No sooner do I conceive of the one than I am illumined by the splendor of the three; no sooner do I distinguish them than I am carried back to the one. When I think of anyone of the three I think of him as the whole, and my eyes are filled, and the greater part of what I am thinking escapes me. — St. Gregory of Nazianzus
Today’s feast of the Holy Trinity crowns the Octave of Pentecost, as it was only with the Spirit’s coming at Pentecost that the Triune nature of God was fully manifest to the world. It was 3rd century theologian Tertullian who coined the Latin word Trinitas, which means something like “tripleness.” It took the reconfiguring of language to capture something of the mysterious unity of the Father, the Son and the Holy Spirit.
Trinity is the mystery of all mysteries, as it is the deepest secret of God’s inner life as an infinite, beginning-less community of Persons whose unity transcends all conceptual categories drawn from a material and finite world. Only in the Incarnation of the Word in Jesus of Nazareth was this secret disclosed, as God chose what humans know to be the most risk-fraught and vulnerable act possible: to make known your deepest identity, and its fiercely guarded secrets, to another. And as is the case with marriage, God reveals his inner world to us with only one purpose in mind: the establishment, by his act of total self-gift, of a covenant relationship of love with us, the chosen recipients of the divine Heart’s Triune inner core.
That is the meaning of the first reading from Deuteronomy for today’s Mass — to no one else has God revealed himself so completely as to Israel. The psalm reminds us that the purpose of this revelation is forging an intimate covenant of love, while the reading from St.

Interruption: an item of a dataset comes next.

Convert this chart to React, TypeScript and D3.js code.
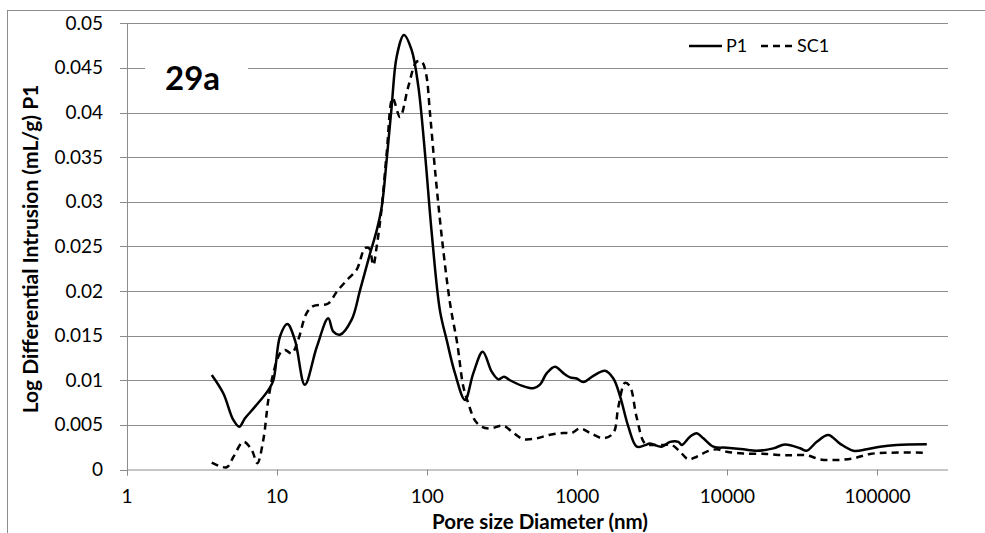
import React from "react";
import * as d3 from "d3";

const p1X = [3.67, 4.38, 5.11, 5.6, 6.11, 7.13, 8.74, 9.44, 10.45, 11.7, 13.15, 15.3, 18.4, 21.9, 23.7, 26.2, 31.4, 35.7, 41.6, 46.1, 49.8, 53.7, 58.0, 62.6, 70.0, 78.8, 87.3, 96.7, 107.2, 121.6, 134.9, 153, 178.6, 203, 234.4, 269, 298, 325, 356, 426, 509, 564, 626, 710, 807, 894, 991, 1097, 1279, 1531, 1739, 1928, 2188, 2489, 2800, 3049, 3648, 4149, 4714, 4966, 5637, 6243, 6915, 8060, 9890, 12760, 15670, 20230, 24210, 30500, 33700, 39400, 47000, 56200, 69000, 84700, 104000, 134000, 213000];
const p1Y = [0.0106, 0.00854, 0.00555, 0.0048, 0.00574, 0.00704, 0.0089, 0.01, 0.0149, 0.0163, 0.0145, 0.0095, 0.01376, 0.01694, 0.01544, 0.0151, 0.0168, 0.0201, 0.0242, 0.0268, 0.02945, 0.0347, 0.0407, 0.04626, 0.0487, 0.047, 0.0429, 0.0354, 0.0265, 0.0178, 0.0145, 0.0108, 0.0078, 0.0108, 0.0132, 0.01096, 0.0101, 0.0104, 0.01, 0.0094, 0.0091, 0.0095, 0.0108, 0.01152, 0.0108, 0.01033, 0.0102, 0.0098, 0.0105, 0.01107, 0.0102, 0.0082, 0.0048, 0.00256, 0.0027, 0.0029, 0.00256, 0.0031, 0.0031, 0.00275, 0.00368, 0.00405, 0.0035, 0.00256, 0.00244, 0.00226, 0.0021, 0.00237, 0.0028, 0.00238, 0.0021, 0.0031, 0.00387, 0.0029, 0.0021, 0.00226, 0.00256, 0.00275, 0.00282];

const sc1X = [3.67, 4.61, 5.11, 5.96, 6.77, 7.38, 8.09, 8.74, 9.44, 10.45, 11.3, 12.5, 13.8, 15.7, 17.4, 21.9, 24.9, 29.1, 33.9, 38.5, 41, 43.7, 46.1, 49.8, 53.7, 58.9, 65.9, 74.8, 85.1, 91.9, 98.1, 104.4, 112.7, 125, 142, 158.6, 174, 188, 208, 230.6, 262, 321, 375, 437, 537, 658, 807, 918, 1043, 1216, 1490, 1739, 1876, 2079, 2244, 2489, 2826, 3209, 3700, 4254, 4831, 5495, 6243, 7278, 8487, 9890, 12760, 18270, 23580, 27500, 33700, 41400, 53500, 69000, 89100, 121000, 213000];
const sc1Y = [0.00076, 0.00025, 0.0014, 0.0031, 0.0022, 0.0007, 0.0033, 0.0078, 0.0108, 0.013, 0.0134, 0.013, 0.0145, 0.0175, 0.0183, 0.0186, 0.0199, 0.0212, 0.0224, 0.0248, 0.0248, 0.0229, 0.025, 0.0294, 0.0354, 0.0416, 0.0395, 0.0429, 0.0457, 0.0457, 0.0444, 0.0399, 0.0336, 0.0261, 0.0186, 0.0141, 0.0093, 0.0074, 0.0055, 0.0048, 0.0046, 0.0049, 0.0041, 0.0034, 0.0035, 0.0039, 0.0041, 0.0041, 0.0046, 0.0041, 0.0035, 0.0041, 0.007, 0.0097, 0.0093, 0.0058, 0.0029, 0.00275, 0.00275, 0.00275, 0.002, 0.00114, 0.00143, 0.002, 0.00226, 0.002, 0.0018, 0.00174, 0.0016, 0.0016, 0.0016, 0.00114, 0.00106, 0.00125, 0.00174, 0.00188, 0.00188];

const xTicks = [1, 10, 100, 1000, 10000, 100000];
const xTickLabels = ["1", "10", "100", "1000", "10000", "100000"];
const yTicks = [0, 0.005, 0.01, 0.015, 0.02, 0.025, 0.03, 0.035, 0.04, 0.045, 0.05];
const yTickLabels = ["0", "0.005", "0.01", "0.015", "0.02", "0.025", "0.03", "0.035", "0.04", "0.045", "0.05"];

const seriesNames = ["P1", "SC1"];
const xTitle = "Pore size Diameter (nm)";
const yTitle = "Log Differential Intrusion (mL/g) P1";
const panelLabel = "29a";

const W = 985;
const H = 533;
const left = 127;
const right = 948;
const top = 23.3;
const bottom = 469.5;
const FONT = "Lato, 'Open Sans', sans-serif";
const GRID = "#8c8c8c";

export default function App() {
  const x = d3.scaleLog().domain([1, Math.pow(10, (right - left) / 150.1)]).range([left, right]);
  const y = d3.scaleLinear().domain([0, 0.05]).range([bottom, top]);

  const line = d3
    .line<[number, number]>()
    .x((d) => x(d[0]))
    .y((d) => y(d[1]))
    .curve(d3.curveCatmullRom.alpha(0.5));

  const p1 = p1X.map((v, i) => [v, p1Y[i]] as [number, number]);
  const sc1 = sc1X.map((v, i) => [v, sc1Y[i]] as [number, number]);

  return (
    <svg
      width={W}
      height={H}
      style={{ position: "absolute", left: 0, top: 0, background: "#fff" }}
    >
      <rect x={0} y={0} width={W} height={H} fill="#fff" />
      {/* outer frame (cropped) */}
      <rect x={7.5} y={10.5} width={W + 20} height={H + 20} fill="none" stroke={GRID} strokeWidth={1} />

      {/* gridlines */}
      {yTicks.map((t, i) =>
        t === 0 ? null : (
          <line key={"g" + i} x1={left} x2={right} y1={Math.round(y(t)) + 0.5} y2={Math.round(y(t)) + 0.5} stroke={GRID} strokeWidth={1} />
        )
      )}
      {/* axes */}
      <line x1={left + 0.5} x2={left + 0.5} y1={top} y2={bottom + 6} stroke={GRID} strokeWidth={1} />
      <line x1={left} x2={right} y1={bottom + 0.5} y2={bottom + 0.5} stroke={GRID} strokeWidth={1} />
      {yTicks.map((t, i) => (
        <line key={"yt" + i} x1={left - 7} x2={left} y1={Math.round(y(t)) + 0.5} y2={Math.round(y(t)) + 0.5} stroke={GRID} strokeWidth={1} />
      ))}
      {xTicks.map((t, i) => (
        <line key={"xt" + i} x1={Math.round(x(t)) + 0.5} x2={Math.round(x(t)) + 0.5} y1={bottom} y2={bottom + 6} stroke={GRID} strokeWidth={1} />
      ))}

      {/* tick labels */}
      {yTicks.map((t, i) => (
        <text key={"yl" + i} x={103} y={y(t) + 6.5} textAnchor="end" fontFamily={FONT} fontSize={19} fill="#000">
          {yTickLabels[i]}
        </text>
      ))}
      {xTicks.map((t, i) => (
        <text key={"xl" + i} x={x(t)} y={502.5} textAnchor="middle" fontFamily={FONT} fontSize={19} fill="#000">
          {xTickLabels[i]}
        </text>
      ))}

      {/* axis titles */}
      <text x={540} y={528.5} textAnchor="middle" fontFamily={FONT} fontWeight="bold" fontSize={20.5} fill="#000">
        {xTitle}
      </text>
      <text
        transform={`translate(38,249) rotate(-90)`}
        textAnchor="middle"
        fontFamily={FONT}
        fontWeight="bold"
        fontSize={21}
        fill="#000"
      >
        {yTitle}
      </text>

      {/* panel label */}
      <rect x={145} y={45} width={103} height={55} fill="#fff" />
      <text x={165} y={90} fontFamily={FONT} fontWeight="bold" fontSize={33} fill="#000">
        {panelLabel}
      </text>

      {/* series */}
      <path d={line(p1) || ""} fill="none" stroke="#000" strokeWidth={2.5} strokeLinejoin="round" />
      <path d={line(sc1) || ""} fill="none" stroke="#000" strokeWidth={2.5} strokeDasharray="7,5" />

      {/* legend */}
      <line x1={689} x2={722} y1={46} y2={46} stroke="#000" strokeWidth={2.5} />
      <text x={726} y={52} fontFamily={FONT} fontSize={18} fill="#000">
        {seriesNames[0]}
      </text>
      <line x1={761} x2={793} y1={46} y2={46} stroke="#000" strokeWidth={2.5} strokeDasharray="7,5" />
      <text x={797} y={52} fontFamily={FONT} fontSize={18} fill="#000">
        {seriesNames[1]}
      </text>
    </svg>
  );
}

Paul tells us that this covenanting revelation of God as Father, Son and Spirit has led us, in reality, into the deepest inner structures of divine life as “insiders of God” who exist as sons and daughters of our Father. And in the Gospel, Jesus the Jew reveals to his Jewish apostles, poised to go out to the whole world, the manner by which God wishes us to enter “in-to” Their threefold Name — Baptism.
It is, to me, a remarkable thing that whenever we remember our Baptism by making the cross-sign of the Trinity on our temple-bodies “in the Name of the Father and of the Son and of the Holy Spirit”, we are at once recalling that it was by means of the cross that God chose to supremely — nakedly — manifest divinity’s deepest depths as tender mercy. And when we make that sign, we also recall the manner in which we received that revelation — with violence and death.
What a stunning profession of faith we make each time we make the sign of the cross! The paradoxy of orthodoxy.
Today’s dogmatic Feast is in truth a mystical Feast, as it opens to those of us who have faith in Christ the incomprehensibly beautiful truth of who God is, and of who we are in God. Today we are invited to plunge afresh into the deep end of Mystery. Next week’s second dogmatic Feast, Corpus Christi, takes the mystical realism even further, as it reminds us we have been invited by this threefold God to dine on Their eternal life by eating and drinking the divinized human Flesh and Blood of the Spirit-bearing Son of the eternal Father.
St. Edith Stein once said that mysticism is the experience of dogma. We are all called to be mystics! So this holy day, and in the days to come, taste and see the goodness, beauty and truth of a God who wishes to make Their home in you, and invites you to make your home in Them.